About us
Our history
The early years
Originally called the Dublin Area Emergency Assistance Program (DAEAP), the Dublin Food Pantry was established in March 1976, when the Dublin Community Church received nonprofit designation to formally operate the pantry.
In the beginning, the pantry was housed in a large closet at the Dublin Community Church. An addition to the church in the 1990s allowed the pantry to take over a room in the new space. This move was significant, as it allowed the pantry to offer a “choice” grocery-store experience, where customers filled a shopping cart with items they selected.
When the Dublin Food Pantry originally opened, there was only one high school and Dublin was classified as a village. Now Dublin City Schools is the 9th-largest school district in Ohio and the population of the City of Dublin exceeds 50,000. As a result, the pantry now services an area that spans parts of three counties and eight ZIP codes.
Recent history to today
Support for the pantry has been widespread since its inception, with area churches and groups volunteering to staff the operation beginning in the 1980s. As Dublin and the Dublin City School District grew over the years, the pantry had to adjust.
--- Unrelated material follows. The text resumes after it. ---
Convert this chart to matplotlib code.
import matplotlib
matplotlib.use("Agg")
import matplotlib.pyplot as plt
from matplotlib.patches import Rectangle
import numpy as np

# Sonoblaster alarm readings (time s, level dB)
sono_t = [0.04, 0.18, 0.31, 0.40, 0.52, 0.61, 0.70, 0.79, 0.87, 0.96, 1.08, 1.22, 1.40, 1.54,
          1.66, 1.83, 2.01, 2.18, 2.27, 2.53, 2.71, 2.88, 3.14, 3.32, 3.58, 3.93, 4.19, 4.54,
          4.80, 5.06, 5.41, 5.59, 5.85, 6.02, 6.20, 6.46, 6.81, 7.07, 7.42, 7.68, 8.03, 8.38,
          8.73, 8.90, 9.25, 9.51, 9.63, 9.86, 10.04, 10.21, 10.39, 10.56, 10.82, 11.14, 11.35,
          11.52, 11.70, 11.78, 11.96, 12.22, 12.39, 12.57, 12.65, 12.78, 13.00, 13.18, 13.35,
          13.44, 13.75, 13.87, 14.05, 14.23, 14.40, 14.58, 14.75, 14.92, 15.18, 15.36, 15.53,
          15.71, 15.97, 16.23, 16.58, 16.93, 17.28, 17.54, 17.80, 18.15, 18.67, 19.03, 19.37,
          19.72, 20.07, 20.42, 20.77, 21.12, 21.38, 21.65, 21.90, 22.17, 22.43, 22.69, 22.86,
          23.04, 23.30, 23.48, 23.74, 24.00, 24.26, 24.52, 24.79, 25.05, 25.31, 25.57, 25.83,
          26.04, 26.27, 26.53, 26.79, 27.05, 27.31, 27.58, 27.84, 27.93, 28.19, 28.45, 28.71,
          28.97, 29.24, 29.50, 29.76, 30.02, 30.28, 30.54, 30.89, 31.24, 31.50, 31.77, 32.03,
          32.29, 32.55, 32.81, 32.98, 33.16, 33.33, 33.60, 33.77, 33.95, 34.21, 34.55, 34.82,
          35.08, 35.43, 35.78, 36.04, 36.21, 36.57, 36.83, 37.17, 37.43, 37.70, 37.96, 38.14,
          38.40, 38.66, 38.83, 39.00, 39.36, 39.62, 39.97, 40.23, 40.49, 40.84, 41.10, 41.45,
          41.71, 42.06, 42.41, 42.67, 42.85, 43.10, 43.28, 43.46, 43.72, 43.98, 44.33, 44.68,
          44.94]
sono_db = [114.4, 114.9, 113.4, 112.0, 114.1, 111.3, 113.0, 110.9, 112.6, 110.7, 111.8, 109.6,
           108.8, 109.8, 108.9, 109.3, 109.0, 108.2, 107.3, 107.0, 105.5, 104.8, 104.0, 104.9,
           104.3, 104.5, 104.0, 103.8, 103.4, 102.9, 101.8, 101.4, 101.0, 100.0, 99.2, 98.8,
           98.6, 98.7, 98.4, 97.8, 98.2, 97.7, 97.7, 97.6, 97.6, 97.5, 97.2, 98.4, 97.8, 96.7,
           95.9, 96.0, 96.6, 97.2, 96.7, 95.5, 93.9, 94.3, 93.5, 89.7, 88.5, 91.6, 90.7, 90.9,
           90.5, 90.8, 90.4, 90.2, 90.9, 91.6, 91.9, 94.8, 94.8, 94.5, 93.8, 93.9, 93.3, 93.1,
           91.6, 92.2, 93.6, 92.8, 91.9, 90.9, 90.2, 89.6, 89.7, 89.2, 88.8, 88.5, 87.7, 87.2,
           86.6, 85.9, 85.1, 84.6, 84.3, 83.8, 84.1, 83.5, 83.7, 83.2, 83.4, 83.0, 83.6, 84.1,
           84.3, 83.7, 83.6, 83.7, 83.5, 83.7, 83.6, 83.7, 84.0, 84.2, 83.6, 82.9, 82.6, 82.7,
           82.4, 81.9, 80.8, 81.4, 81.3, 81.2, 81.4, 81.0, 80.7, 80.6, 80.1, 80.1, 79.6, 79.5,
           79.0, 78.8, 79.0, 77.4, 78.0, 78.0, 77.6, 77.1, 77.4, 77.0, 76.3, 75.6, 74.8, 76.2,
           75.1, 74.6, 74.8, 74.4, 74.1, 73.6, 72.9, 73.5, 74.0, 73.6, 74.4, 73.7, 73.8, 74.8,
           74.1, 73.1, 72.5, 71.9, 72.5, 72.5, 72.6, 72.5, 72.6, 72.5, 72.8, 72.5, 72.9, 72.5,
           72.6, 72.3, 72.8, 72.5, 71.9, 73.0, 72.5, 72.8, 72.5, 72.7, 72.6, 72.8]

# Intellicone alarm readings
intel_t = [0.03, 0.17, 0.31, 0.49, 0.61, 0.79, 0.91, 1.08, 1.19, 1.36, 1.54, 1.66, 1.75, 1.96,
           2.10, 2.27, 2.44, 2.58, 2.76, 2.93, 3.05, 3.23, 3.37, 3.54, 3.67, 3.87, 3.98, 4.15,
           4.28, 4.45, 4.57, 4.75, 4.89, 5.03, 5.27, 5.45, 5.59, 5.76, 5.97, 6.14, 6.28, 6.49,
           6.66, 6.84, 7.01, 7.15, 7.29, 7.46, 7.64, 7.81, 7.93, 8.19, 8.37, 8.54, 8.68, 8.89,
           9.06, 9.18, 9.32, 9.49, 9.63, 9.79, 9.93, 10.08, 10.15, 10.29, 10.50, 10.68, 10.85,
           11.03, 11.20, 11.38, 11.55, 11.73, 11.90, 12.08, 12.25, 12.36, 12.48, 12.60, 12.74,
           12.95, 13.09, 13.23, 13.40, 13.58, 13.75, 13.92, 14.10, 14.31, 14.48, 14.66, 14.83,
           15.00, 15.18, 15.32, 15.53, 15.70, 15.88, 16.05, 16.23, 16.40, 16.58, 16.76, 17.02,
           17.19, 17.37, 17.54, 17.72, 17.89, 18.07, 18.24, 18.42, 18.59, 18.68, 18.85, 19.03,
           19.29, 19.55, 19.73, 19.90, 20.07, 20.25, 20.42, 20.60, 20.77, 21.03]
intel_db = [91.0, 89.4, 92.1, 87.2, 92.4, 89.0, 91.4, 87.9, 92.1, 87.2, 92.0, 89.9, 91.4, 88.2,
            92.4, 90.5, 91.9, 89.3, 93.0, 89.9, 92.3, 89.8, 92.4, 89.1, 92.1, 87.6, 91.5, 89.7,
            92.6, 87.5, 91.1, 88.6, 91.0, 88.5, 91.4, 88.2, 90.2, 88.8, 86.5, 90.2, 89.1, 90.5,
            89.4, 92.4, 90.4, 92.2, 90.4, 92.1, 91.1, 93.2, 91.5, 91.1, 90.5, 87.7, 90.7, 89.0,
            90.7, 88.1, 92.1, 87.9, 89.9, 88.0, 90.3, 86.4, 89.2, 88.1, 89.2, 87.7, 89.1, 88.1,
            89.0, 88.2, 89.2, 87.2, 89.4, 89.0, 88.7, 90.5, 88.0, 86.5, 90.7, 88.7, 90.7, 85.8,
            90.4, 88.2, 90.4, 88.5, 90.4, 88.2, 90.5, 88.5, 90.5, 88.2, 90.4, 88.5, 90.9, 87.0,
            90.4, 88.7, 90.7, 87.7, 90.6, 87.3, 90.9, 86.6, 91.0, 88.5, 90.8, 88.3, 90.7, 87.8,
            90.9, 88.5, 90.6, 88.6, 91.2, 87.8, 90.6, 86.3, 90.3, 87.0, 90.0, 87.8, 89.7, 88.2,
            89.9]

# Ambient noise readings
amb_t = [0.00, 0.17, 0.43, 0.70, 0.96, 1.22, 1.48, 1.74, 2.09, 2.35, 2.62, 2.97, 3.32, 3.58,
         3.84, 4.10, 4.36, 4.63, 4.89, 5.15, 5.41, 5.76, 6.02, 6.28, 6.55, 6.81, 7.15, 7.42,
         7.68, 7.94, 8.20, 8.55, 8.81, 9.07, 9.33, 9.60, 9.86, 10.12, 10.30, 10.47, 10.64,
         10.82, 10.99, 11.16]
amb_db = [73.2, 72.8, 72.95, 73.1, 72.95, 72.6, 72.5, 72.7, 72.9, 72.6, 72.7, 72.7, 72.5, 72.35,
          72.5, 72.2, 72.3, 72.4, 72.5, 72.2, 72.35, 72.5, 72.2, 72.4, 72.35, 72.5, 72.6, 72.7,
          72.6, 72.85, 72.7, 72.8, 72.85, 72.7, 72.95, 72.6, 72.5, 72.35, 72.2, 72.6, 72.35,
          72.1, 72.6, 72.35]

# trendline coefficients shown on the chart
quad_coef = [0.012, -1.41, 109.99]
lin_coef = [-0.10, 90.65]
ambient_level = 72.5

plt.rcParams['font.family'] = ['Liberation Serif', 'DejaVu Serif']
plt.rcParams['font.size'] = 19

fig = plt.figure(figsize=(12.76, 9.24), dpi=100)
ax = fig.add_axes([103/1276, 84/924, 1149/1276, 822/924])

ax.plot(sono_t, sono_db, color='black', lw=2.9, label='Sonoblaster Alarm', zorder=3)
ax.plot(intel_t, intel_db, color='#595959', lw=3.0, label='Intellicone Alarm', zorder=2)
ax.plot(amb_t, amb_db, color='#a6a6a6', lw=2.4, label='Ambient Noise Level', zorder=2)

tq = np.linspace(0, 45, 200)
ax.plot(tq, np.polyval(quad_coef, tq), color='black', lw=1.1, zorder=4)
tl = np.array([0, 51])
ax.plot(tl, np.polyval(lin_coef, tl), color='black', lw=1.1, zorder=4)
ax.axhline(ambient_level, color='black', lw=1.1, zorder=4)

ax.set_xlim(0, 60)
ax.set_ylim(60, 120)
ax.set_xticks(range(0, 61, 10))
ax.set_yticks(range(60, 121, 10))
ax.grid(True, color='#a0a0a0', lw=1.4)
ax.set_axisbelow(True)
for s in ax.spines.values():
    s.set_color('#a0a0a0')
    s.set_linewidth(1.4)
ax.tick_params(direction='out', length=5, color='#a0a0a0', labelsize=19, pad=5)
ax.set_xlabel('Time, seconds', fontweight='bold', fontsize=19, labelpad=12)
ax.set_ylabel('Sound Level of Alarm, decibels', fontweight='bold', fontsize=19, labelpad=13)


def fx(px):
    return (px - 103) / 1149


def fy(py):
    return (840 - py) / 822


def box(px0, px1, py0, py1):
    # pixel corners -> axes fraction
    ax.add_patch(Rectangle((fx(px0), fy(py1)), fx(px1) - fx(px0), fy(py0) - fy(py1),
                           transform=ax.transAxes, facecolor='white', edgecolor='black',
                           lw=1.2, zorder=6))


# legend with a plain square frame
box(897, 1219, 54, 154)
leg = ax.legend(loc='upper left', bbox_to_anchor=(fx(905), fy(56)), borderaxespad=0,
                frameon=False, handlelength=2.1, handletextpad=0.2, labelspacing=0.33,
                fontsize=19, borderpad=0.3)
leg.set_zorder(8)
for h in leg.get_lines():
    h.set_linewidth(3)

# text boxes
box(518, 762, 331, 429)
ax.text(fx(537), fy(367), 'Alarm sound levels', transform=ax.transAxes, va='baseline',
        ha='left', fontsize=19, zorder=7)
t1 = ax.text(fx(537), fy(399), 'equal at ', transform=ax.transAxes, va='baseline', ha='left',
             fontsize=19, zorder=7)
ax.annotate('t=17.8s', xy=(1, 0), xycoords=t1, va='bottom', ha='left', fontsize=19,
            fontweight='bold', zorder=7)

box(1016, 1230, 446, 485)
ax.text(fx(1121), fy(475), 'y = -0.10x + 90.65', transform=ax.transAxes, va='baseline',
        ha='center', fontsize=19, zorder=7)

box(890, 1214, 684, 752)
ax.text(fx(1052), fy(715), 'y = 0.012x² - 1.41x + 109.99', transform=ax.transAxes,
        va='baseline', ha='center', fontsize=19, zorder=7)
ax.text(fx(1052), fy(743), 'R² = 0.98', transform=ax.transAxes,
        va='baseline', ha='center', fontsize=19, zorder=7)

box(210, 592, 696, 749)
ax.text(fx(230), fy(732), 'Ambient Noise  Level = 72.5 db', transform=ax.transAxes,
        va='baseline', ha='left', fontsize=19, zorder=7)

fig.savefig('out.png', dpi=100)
The surge in need during the recession of 2008 was particularly impactful in moving the pantry toward its current organizational structure.
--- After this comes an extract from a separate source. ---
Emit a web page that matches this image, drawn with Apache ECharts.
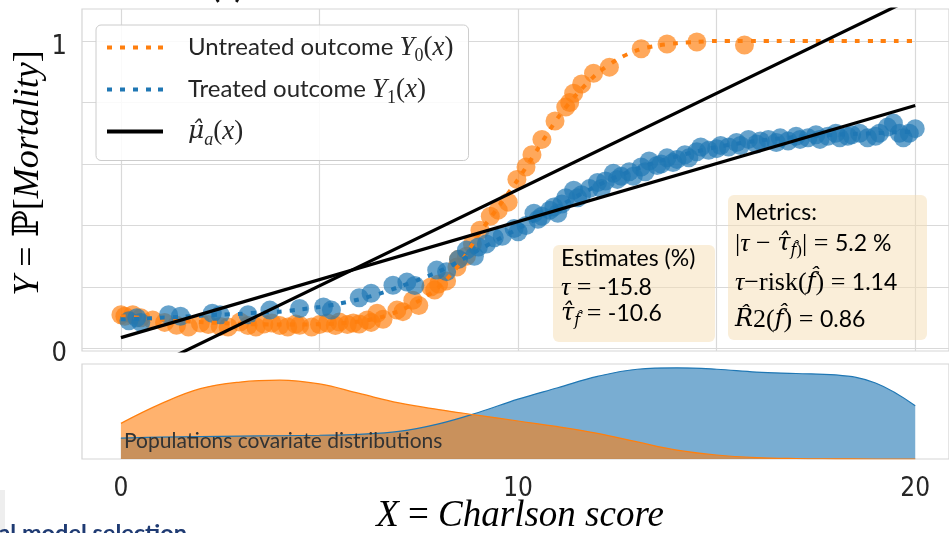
<!DOCTYPE html>
<html><head><meta charset="utf-8">
<script src="https://cdn.jsdelivr.net/npm/echarts@6/dist/echarts.min.js"></script>
<style>html,body{margin:0;padding:0;background:#fff;overflow:hidden}#c{width:949px;height:533px}</style>
</head><body><div id="c"></div>
<script>
// ---------- data ----------
const untreatedPoints = [
  [0.0,0.11],[0.1,0.105],[0.3,0.11],[0.5,0.10],[0.8,0.093],[1.1,0.085],[1.4,0.076],[1.7,0.07],
  [2.0,0.083],[2.2,0.078],[2.5,0.072],[2.7,0.07],[3.0,0.086],[3.2,0.075],[3.4,0.07],[3.6,0.08],
  [3.8,0.083],[4.0,0.075],[4.2,0.07],[4.4,0.08],[4.5,0.076],[4.8,0.07],[5.0,0.078],[5.2,0.083],
  [5.4,0.075],[5.5,0.086],[5.7,0.078],[5.85,0.083],[6.0,0.08],[6.2,0.093],[6.3,0.085],[6.45,0.115],
  [6.6,0.095],[6.95,0.125],[7.1,0.12],[7.35,0.157],[7.5,0.14],[7.8,0.20],[7.9,0.19],[8.0,0.21],
  [8.2,0.22],[8.46,0.265],[8.5,0.29],[8.7,0.30],[8.85,0.34],[9.04,0.385],[9.3,0.43],[9.5,0.45],
  [9.75,0.476],[9.97,0.55],[10.2,0.59],[10.35,0.63],[10.6,0.68],[10.93,0.74],[11.2,0.785],[11.3,0.80],
  [11.4,0.83],[11.6,0.86],[11.9,0.895],[12.3,0.915],[13.1,0.975],[13.75,0.99],[14.5,0.997],[15.7,0.987]
];
const treatedPoints = [
  [0.2,0.09],[0.4,0.10],[0.5,0.085],[1.2,0.11],[1.5,0.105],[2.3,0.115],[2.5,0.11],[3.2,0.11],
  [3.75,0.125],[4.5,0.13],[5.1,0.135],[5.3,0.125],[6.0,0.165],[6.3,0.18],[6.85,0.206],[7.2,0.216],
  [7.4,0.205],[7.95,0.255],[8.2,0.25],[8.5,0.29],[8.7,0.32],[8.9,0.30],[9.0,0.33],[9.2,0.34],
  [9.4,0.36],[9.6,0.365],[9.9,0.39],[10.0,0.38],[10.2,0.40],[10.4,0.44],[10.5,0.42],[10.6,0.43],
  [10.8,0.45],[10.9,0.46],[11.0,0.44],[11.1,0.47],[11.2,0.49],[11.4,0.515],[11.5,0.49],[11.6,0.50],
  [11.8,0.52],[12.0,0.54],[12.1,0.52],[12.2,0.545],[12.4,0.57],[12.5,0.55],[12.6,0.56],[12.8,0.575],
  [12.9,0.56],[13.1,0.59],[13.2,0.575],[13.3,0.61],[13.5,0.595],[13.6,0.60],[13.75,0.62],[13.9,0.605],
  [14.0,0.615],[14.2,0.63],[14.3,0.62],[14.5,0.64],[14.6,0.655],[14.8,0.645],[15.0,0.65],[15.1,0.66],
  [15.3,0.655],[15.5,0.67],[15.6,0.66],[15.8,0.68],[16.0,0.665],[16.1,0.675],[16.3,0.68],[16.5,0.67],
  [16.6,0.685],[16.8,0.675],[17.0,0.69],[17.1,0.68],[17.3,0.685],[17.5,0.695],[17.6,0.68],[17.8,0.69],
  [18.0,0.70],[18.1,0.685],[18.3,0.69],[18.4,0.695],[18.6,0.70],[18.8,0.685],[19.0,0.69],[19.1,0.70],
  [19.3,0.72],[19.45,0.733],[19.6,0.70],[19.7,0.685],[19.85,0.70],[20.0,0.715]
];
const curveX = [0,0.5,1,1.5,2,2.5,3,3.5,4,4.5,5,5.5,6,6.5,7,7.5,8,8.5,9,9.5,10,10.5,11,11.5,12,12.5,13,13.5,14,14.5,15,15.5,16,16.5,17,17.5,18,18.5,19,19.5,20];
const untreatedCurve = [0.105,0.10,0.095,0.09,0.086,0.083,0.08,0.079,0.078,0.078,0.079,0.082,0.088,0.10,0.122,0.155,0.20,0.27,0.37,0.46,0.55,0.65,0.75,0.83,0.895,0.94,0.97,0.985,0.993,0.997,1,1,1,1,1,1,1,1,1,1,1];
const treatedCurve = [0.095,0.097,0.10,0.103,0.107,0.11,0.113,0.117,0.12,0.127,0.135,0.146,0.16,0.178,0.2,0.224,0.25,0.283,0.32,0.355,0.39,0.425,0.46,0.497,0.53,0.56,0.585,0.607,0.625,0.641,0.655,0.666,0.675,0.682,0.688,0.692,0.695,0.698,0.70,0.703,0.705];
const fitX = [0, 20];
const fitUntreated = [-0.109, 1.143];
const fitTreated = [0.0355, 0.79];
const densityX = [0,1,2,3,4,5,6,7,8,9,10,11,12,13,14,15,16,17,18,19,20];
const densityUntreated = [0.375,0.58,0.74,0.81,0.83,0.79,0.69,0.59,0.52,0.46,0.40,0.34,0.27,0.18,0.094,0.042,0.015,0.005,0.002,0,0];
const densityTreated = [0.22,0.23,0.235,0.24,0.245,0.25,0.26,0.29,0.37,0.49,0.63,0.75,0.87,0.945,0.96,0.945,0.915,0.90,0.885,0.80,0.56];
const xGridTicks = [0,5,10,15,20];
const xLabelTicks = [0,10,20];
const yGridTicks = [0,0.2,0.4,0.6,0.8,1];
const yLabelTicks = [0,1];
const legendNames = ['Untreated outcome','Treated outcome','mu'];

// ---------- style ----------
const ORANGE = '#ff7f0e', BLUE = '#1f77b4', INK = '#262626';
const fSans = 'Lato, "DejaVu Sans", sans-serif';
const fNarrow = '"Liberation Sans Narrow", "DejaVu Sans Condensed", Lato, sans-serif';
const fMath = '"Liberation Serif", "DejaVu Serif", serif';
const fHat = '"DejaVu Serif", serif';
const pair = (xs, ys) => xs.map((x, i) => [x, ys[i]]);
const dotsIcon = 'path://M0,0h5v4h-5z M13,0h5v4h-5z M26,0h5v4h-5z M39,0h5v4h-5z M51,0h5v4h-5z';
const solidIcon = 'path://M0,0h56v4h-56z';

function mathRich(size, lh, sansSize, subSize, subLH) {
  return {
    n: {fontFamily: fSans, fontSize: sansSize, color: INK, lineHeight: lh, verticalAlign: 'middle'},
    n0: {fontFamily: fSans, fontSize: sansSize, color: INK, lineHeight: lh, verticalAlign: 'middle', padding: [0,0,0,20]},
    m: {fontFamily: fMath, fontStyle: 'italic', fontSize: size, color: INK, lineHeight: lh, verticalAlign: 'middle'},
    h: {fontFamily: fHat, fontStyle: 'italic', fontSize: size - 2, color: INK, lineHeight: lh, verticalAlign: 'middle'},
    h0: {fontFamily: fHat, fontStyle: 'italic', fontSize: size - 2, color: INK, lineHeight: lh, verticalAlign: 'middle', padding: [0,0,0,20]},
    p: {fontFamily: fMath, fontSize: size, color: INK, lineHeight: lh, verticalAlign: 'middle'},
    s: {fontFamily: fMath, fontStyle: 'italic', fontSize: subSize, color: INK, lineHeight: subLH, verticalAlign: 'bottom'},
    sh: {fontFamily: fHat, fontStyle: 'italic', fontSize: subSize - 1, color: INK, lineHeight: subLH, verticalAlign: 'bottom'},
    sp: {fontFamily: fMath, fontSize: subSize, color: INK, lineHeight: subLH, verticalAlign: 'bottom'}
  };
}
const legendRich = mathRich(27, 36, 24, 18, 20);
const boxRich = mathRich(26, 30, 23, 17, 16);
const legendText = {
  'Untreated outcome': '{n0|Untreated outcome }{m|Y}{sp|0}{p|(}{m|x}{p|)}',
  'Treated outcome': '{n0|Treated outcome }{m|Y}{sp|1}{p|(}{m|x}{p|)}',
  'mu': '{h0|μ\u0302}{s|a}{p|(}{m|x}{p|)}'
};

function boxText(x, y, text) {
  return {type: 'text', x: x, y: y, z: 101, style: {text: text, rich: boxRich, verticalAlign: 'middle', align: 'left'}};
}

const chart = echarts.init(document.getElementById('c'), null, {renderer: 'canvas'});
chart.setOption({
  animation: false,
  backgroundColor: '#ffffff',
  grid: [
    {left: 82, top: 9, right: 0, height: 342, show: true, borderColor: '#d5d5d5', borderWidth: 1.2},
    {left: 82, top: 364, right: 0, height: 95, show: true, borderColor: '#d5d5d5', borderWidth: 1.2}
  ],
  xAxis: [
    {gridIndex: 0, type: 'value', min: -0.98, max: 20.85,
     axisLine: {show: false}, axisTick: {show: false, customValues: xGridTicks},
     axisLabel: {show: false}, splitLine: {show: true, lineStyle: {color: '#d9d9d9', width: 1.2}}},
    {gridIndex: 1, type: 'value', min: -0.98, max: 20.85,
     axisLine: {show: false}, axisTick: {show: false, customValues: xLabelTicks},
     axisLabel: {show: true, customValues: xLabelTicks, margin: 17, fontSize: 26, fontFamily: fNarrow, color: INK},
     splitLine: {show: false}}
  ],
  yAxis: [
    {gridIndex: 0, type: 'value', min: -0.008, max: 1.104,
     axisLine: {show: false}, axisTick: {show: false, customValues: yGridTicks},
     axisLabel: {show: true, customValues: yLabelTicks, margin: 15, fontSize: 27, fontFamily: fNarrow, color: INK,
                 verticalAlign: 'top', lineHeight: 11, formatter: v => String(v)},
     splitLine: {show: true, lineStyle: {color: '#d9d9d9', width: 1.2}}},
    {gridIndex: 1, type: 'value', min: 0, max: 1,
     axisLine: {show: false}, axisTick: {show: false}, axisLabel: {show: false}, splitLine: {show: false}}
  ],
  legend: {
    orient: 'vertical', left: 96, top: 25,
    padding: [9, 15, 11, 11], itemGap: 10.5,
    itemWidth: 56, itemHeight: 4,
    backgroundColor: 'rgba(255,255,255,0.85)', borderColor: '#cccccc', borderWidth: 1, borderRadius: 5,
    selectedMode: false,
    data: [
      {name: legendNames[0], icon: dotsIcon, itemStyle: {color: ORANGE}},
      {name: legendNames[1], icon: dotsIcon, itemStyle: {color: BLUE}},
      {name: legendNames[2], icon: solidIcon, itemStyle: {color: '#000'}}
    ],
    formatter: name => legendText[name],
    textStyle: {rich: legendRich}
  },
  series: [
    {name: 'Untreated samples', type: 'scatter', xAxisIndex: 0, yAxisIndex: 0, data: untreatedPoints,
     symbolSize: 19, itemStyle: {color: ORANGE, opacity: 0.68}, silent: true},
    {name: 'Treated samples', type: 'scatter', xAxisIndex: 0, yAxisIndex: 0, data: treatedPoints,
     symbolSize: 19, itemStyle: {color: BLUE, opacity: 0.68}, silent: true},
    {name: legendNames[0], type: 'line', xAxisIndex: 0, yAxisIndex: 0, data: pair(curveX, untreatedCurve),
     symbol: 'none', smooth: 0.3, lineStyle: {color: ORANGE, width: 4, type: [5, 8], cap: 'butt'}, itemStyle: {color: ORANGE}},
    {name: legendNames[1], type: 'line', xAxisIndex: 0, yAxisIndex: 0, data: pair(curveX, treatedCurve),
     symbol: 'none', smooth: 0.3, lineStyle: {color: BLUE, width: 4, type: [5, 8], cap: 'butt'}, itemStyle: {color: BLUE}},
    {name: legendNames[2], type: 'line', xAxisIndex: 0, yAxisIndex: 0, data: pair(fitX, fitTreated),
     symbol: 'none', clip: true, lineStyle: {color: '#000', width: 3.2}, itemStyle: {color: '#000'}},
    {name: legendNames[2], type: 'line', xAxisIndex: 0, yAxisIndex: 0, data: pair(fitX, fitUntreated),
     symbol: 'none', clip: true, lineStyle: {color: '#000', width: 3.2}, itemStyle: {color: '#000'}},
    {name: 'Treated density', type: 'line', xAxisIndex: 1, yAxisIndex: 1, data: pair(densityX, densityTreated),
     symbol: 'none', smooth: 0.4, lineStyle: {color: BLUE, width: 1.2},
     areaStyle: {color: BLUE, opacity: 0.6}},
    {name: 'Untreated density', type: 'line', xAxisIndex: 1, yAxisIndex: 1, data: pair(densityX, densityUntreated),
     symbol: 'none', smooth: 0.4, lineStyle: {color: ORANGE, width: 1.2},
     areaStyle: {color: ORANGE, opacity: 0.6}}
  ],
  graphic: [
    {type: 'rect', z: 100, shape: {x: 553, y: 245, width: 162, height: 97, r: 6},
     style: {fill: 'rgba(245,222,179,0.5)'}},
    boxText(561, 259, '{n|Estimates (%)}'),
    boxText(561, 288, '{m|τ}{p| = }{n|-15.8}'),
    boxText(561, 314, '{h|τ\u0302}{sh|f\u0302}{p| = }{n|-10.6}'),
    {type: 'rect', z: 100, shape: {x: 728, y: 195, width: 199, height: 145, r: 6},
     style: {fill: 'rgba(245,222,179,0.5)'}},
    boxText(735, 213, '{n|Metrics:}'),
    boxText(735, 244, '{p||}{m|τ}{p| − }{h|τ\u0302}{sh|f\u0302}{sp|)}{p|| = }{n|5.2 %}'),
    boxText(735, 283, '{m|τ}{p|−risk(}{h|f\u0302}{p|) = }{n|1.14}'),
    boxText(735, 320, '{h|R\u0302}{p|2(}{h|f\u0302}{p|) = }{n|0.86}'),
    {type: 'text', z: 101, x: 124, y: 441,
     style: {text: 'Populations covariate distributions', font: '21px ' + fSans, fill: '#333333', verticalAlign: 'middle'}},
    {type: 'text', z: 101, x: 29, y: 173, rotation: Math.PI / 2,
     style: {text: '{m|Y}{p| = ℙ[}{m|Mortality}{p|]}', align: 'center', verticalAlign: 'middle',
             rich: {m: {fontFamily: fMath, fontStyle: 'italic', fontSize: 36, color: INK},
                    p: {fontFamily: fMath, fontSize: 36, color: INK}}}},
    {type: 'text', z: 101, x: 520, y: 516,
     style: {text: '{m|X}{p| = }{m|Charlson score}', align: 'center', verticalAlign: 'middle',
             rich: {m: {fontFamily: fMath, fontStyle: 'italic', fontSize: 37, color: INK},
                    p: {fontFamily: fMath, fontSize: 37, color: INK}}}},
    {type: 'text', z: 101, x: 212, y: 3,
     style: {text: '(a)', font: 'bold 30px ' + fSans, fill: '#111', verticalAlign: 'bottom'}},
    {type: 'rect', z: 101, shape: {x: -10, y: 490, width: 15, height: 50}, style: {fill: '#eeeeee'}},
    {type: 'text', z: 101, x: 187, y: 521,
     style: {text: 'Causal model selection', font: 'bold 23.5px ' + fSans, fill: '#1f3b73', align: 'right', verticalAlign: 'top'}}
  ]
});
</script>
</body></html>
In 2011, DFP's Volunteer Executive Director Linda Fisher met two of her pantry goals with the formation of a board that would hire the first professional Director. “It was a realization over time that this has just grown into more than what a volunteer can reasonably be asked to do, and it has been at that point for three or four years.”
Around this same time, the Board updated the pantry’s 501(3)(c) non-profit designation so the pantry was independent of the Dublin Community Church as of March 2012. Shortly thereafter, in the spring of 2012, the Board hired Dublin Food Pantry's first paid employee, Executive Director Nancy Johnson.
At the beginning of the next decade, the pantry was again challenged by the global COVID-19 pandemic and a significant increase in need within the Dublin community. Because there were fewer "in-person" church events due to social distancing guidelines, the leadership of Dublin Community Church allowed the pantry to expand the space it occupied in the church, allowing it to meet the surge in demand, adhere to social distancing requirements, and allow the pantry to operate using a curbside service model.
After serving a monthly average of 313 pantry visits in 2019, the pantry served 480 monthly visits in 2020. By the end of 2023, Dublin Food Pantry was serving nearly 920 pantry visits each month.